Ambiguity is rampant in empirical research.
The problem of "false positive science" is of course not limited to the discipline of psychology or even the social sciences. Simmons et al. provide several excellent empirical examples of how ambiguity in the research process leads to false positives and offer some advice for how the research community might begin to deal with the problem.

Writing at The Chronicle of Higher Education, Geoffrey Pullam says that a gullible and compliant media makes things worse:
Compounding this problem with psychological science is the pathetic state of science reporting: the problem of how unacceptably easy it is to publish total fictions about science, and falsely claim relevance to real everyday life.
Pullam provides a nice example of the dynamics discussed here in the recent case of the so-called "QWERTY effect" which is also dissected here. On this blog I've occasionally pointed to silly science and silly reporting, as well as good science and good reporting -- which on any given topic is all mixed up together.

When prominent members of the media take on an activist bent, the challenge is further compounded. Of course, members of the media are not alone in their activism through science. The combination of ambiguity, researcher interest in a significant result and research as a tool of activism makes sorting through the thicket of knowledge a challenge in the best of cases, and sometimes just impossible.

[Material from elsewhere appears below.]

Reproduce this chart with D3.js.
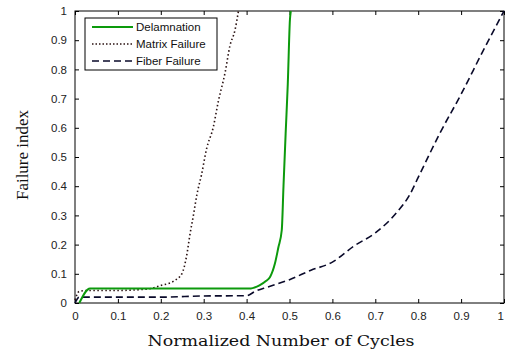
<!DOCTYPE html>
<html>
<head>
<meta charset="utf-8">
<script src="https://cdn.jsdelivr.net/npm/d3@7"></script>
<style>
  body { margin: 0; background: #fff; }
  svg { display: block; }
</style>
</head>
<body>
<div id="chart"></div>
<script>
// Delamination (green solid)
const delamX = [0.01, 0.035, 0.1, 0.2, 0.3, 0.41, 0.43, 0.445, 0.455, 0.466, 0.474, 0.482, 0.486, 0.491, 0.496, 0.501, 0.503];
const delamY = [0.0, 0.05, 0.05, 0.05, 0.05, 0.05, 0.06, 0.075, 0.09, 0.135, 0.19, 0.25, 0.40, 0.58, 0.75, 0.97, 1.0];

// Matrix failure (dotted)
const matrixX = [0.0, 0.01, 0.03, 0.1, 0.17, 0.2, 0.23, 0.249, 0.26, 0.268, 0.276, 0.284, 0.295, 0.307, 0.322, 0.334, 0.35, 0.361, 0.373, 0.381];
const matrixY = [0.01, 0.04, 0.043, 0.043, 0.048, 0.06, 0.075, 0.10, 0.16, 0.235, 0.30, 0.37, 0.44, 0.53, 0.60, 0.69, 0.79, 0.88, 0.935, 1.0];

// Fiber failure (dashed)
const fiberX = [0.0, 0.01, 0.1, 0.2, 0.3, 0.4, 0.42, 0.45, 0.5, 0.55, 0.6, 0.65, 0.7, 0.75, 0.78, 0.8, 0.85, 0.9, 0.95, 1.0];
const fiberY = [0.0, 0.02, 0.02, 0.02, 0.024, 0.025, 0.04, 0.055, 0.08, 0.112, 0.14, 0.195, 0.24, 0.31, 0.37, 0.43, 0.58, 0.715, 0.86, 1.0];

const xTicks = [0, 0.1, 0.2, 0.3, 0.4, 0.5, 0.6, 0.7, 0.8, 0.9, 1];
const yTicks = [0, 0.1, 0.2, 0.3, 0.4, 0.5, 0.6, 0.7, 0.8, 0.9, 1];
const legendLabels = ["Delamnation", "Matrix Failure", "Fiber Failure"];

const W = 505, H = 353;
const margin = {top: 11, right: 1, bottom: 50, left: 75};
const width = W - margin.left - margin.right;
const height = H - margin.top - margin.bottom;

const svg = d3.select("#chart").append("svg")
    .attr("width", W)
    .attr("height", H);

const g = svg.append("g")
    .attr("transform", `translate(${margin.left},${margin.top})`);

const x = d3.scaleLinear().domain([0, 1]).range([0, width]);
const y = d3.scaleLinear().domain([0, 1]).range([height, 0]);

const fmt = d => d === 0 ? "0" : d === 1 ? "1" : d3.format(".1f")(d);

// axes with inward ticks (matlab box style)
function styleAxis(sel) {
    sel.select(".domain").remove();
    sel.selectAll("line").attr("stroke", "#000");
    sel.selectAll("text")
        .attr("fill", "#222")
        .style("font-family", "'Liberation Sans', Arial, sans-serif")
        .style("font-size", "11.5px");
}

const xAxis = g.append("g")
    .attr("transform", `translate(0,${height})`)
    .call(d3.axisBottom(x).tickValues(xTicks).tickFormat(fmt).tickSizeInner(-4).tickSizeOuter(0).tickPadding(9))
    .call(styleAxis);

// last label sits against the right edge
xAxis.selectAll(".tick text")
    .filter(d => d === 1)
    .attr("text-anchor", "end")
    .attr("dx", "-0.5px");

g.append("g")
    .call(d3.axisLeft(y).tickValues(yTicks).tickFormat(fmt).tickSizeInner(-4).tickSizeOuter(0).tickPadding(8))
    .call(styleAxis);

g.append("g")
    .call(d3.axisTop(x).tickValues(xTicks).tickFormat("").tickSizeInner(-4).tickSizeOuter(0))
    .call(styleAxis);

g.append("g")
    .attr("transform", `translate(${width},0)`)
    .call(d3.axisRight(y).tickValues(yTicks).tickFormat("").tickSizeInner(-4).tickSizeOuter(0))
    .call(styleAxis);

g.append("rect")
    .attr("width", width)
    .attr("height", height)
    .attr("fill", "none")
    .attr("stroke", "#000")
    .attr("stroke-width", 1);

// lines
const line = d3.line()
    .x(d => x(d[0]))
    .y(d => y(d[1]))
    .curve(d3.curveMonotoneX);

const fiber = fiberX.map((v, i) => [v, fiberY[i]]);
const matrix = matrixX.map((v, i) => [v, matrixY[i]]);
const delam = delamX.map((v, i) => [v, delamY[i]]);

g.append("path")
    .datum(fiber)
    .attr("d", line)
    .attr("fill", "none")
    .attr("stroke", "#0a0a2a")
    .attr("stroke-width", 1.6)
    .attr("stroke-dasharray", "7,4");

g.append("path")
    .datum(matrix)
    .attr("d", line)
    .attr("fill", "none")
    .attr("stroke", "#2a1212")
    .attr("stroke-width", 1.6)
    .attr("stroke-dasharray", "1.5,2.5");

g.append("path")
    .datum(delam)
    .attr("d", line)
    .attr("fill", "none")
    .attr("stroke", "#0c9a0c")
    .attr("stroke-width", 2);

// legend
const legend = svg.append("g").attr("transform", "translate(85,18)");
legend.append("rect")
    .attr("width", 132)
    .attr("height", 52)
    .attr("fill", "#fff")
    .attr("stroke", "#000")
    .attr("stroke-width", 1);

const legendStyles = [
    {stroke: "#0c9a0c", dash: null, w: 2},
    {stroke: "#2a1212", dash: "1.5,2", w: 1.5},
    {stroke: "#0a0a2a", dash: "7,4", w: 1.6}
];

legendLabels.forEach((lab, i) => {
    const ly = 9 + i * 17;
    legend.append("line")
        .attr("x1", 7).attr("x2", 48)
        .attr("y1", ly).attr("y2", ly)
        .attr("stroke", legendStyles[i].stroke)
        .attr("stroke-width", legendStyles[i].w)
        .attr("stroke-dasharray", legendStyles[i].dash);
    legend.append("text")
        .attr("x", 51)
        .attr("y", ly + 4)
        .attr("fill", "#111")
        .style("font-family", "'Liberation Sans', Arial, sans-serif")
        .style("font-size", "11.5px")
        .text(lab);
});

// axis titles
svg.append("text")
    .attr("x", 281)
    .attr("y", 346)
    .attr("text-anchor", "middle")
    .attr("fill", "#111")
    .style("font-family", "'DejaVu Serif', serif")
    .style("font-size", "15.5px")
    .attr("textLength", 267)
    .attr("lengthAdjust", "spacingAndGlyphs")
    .text("Normalized Number of Cycles");

svg.append("text")
    .attr("transform", "translate(28,155) rotate(-90)")
    .attr("text-anchor", "middle")
    .attr("fill", "#111")
    .style("font-family", "'Liberation Serif', 'Times New Roman', serif")
    .style("font-size", "17px")
    .text("Failure index");
</script>
</body>
</html>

The practical conclusion to draw from Simmons et al. is that much of what we think we know based on conventional statistical studies published in the academic literature stands a good chance of just not being so -- certainly more than the 5% threshold used as a threshold for significance. Absent solid research, we simply can't distinguish empirically between false and true positives, meaning that we apply other criteria, like political expediency. Knowing what to know turns out to be quite a challenge.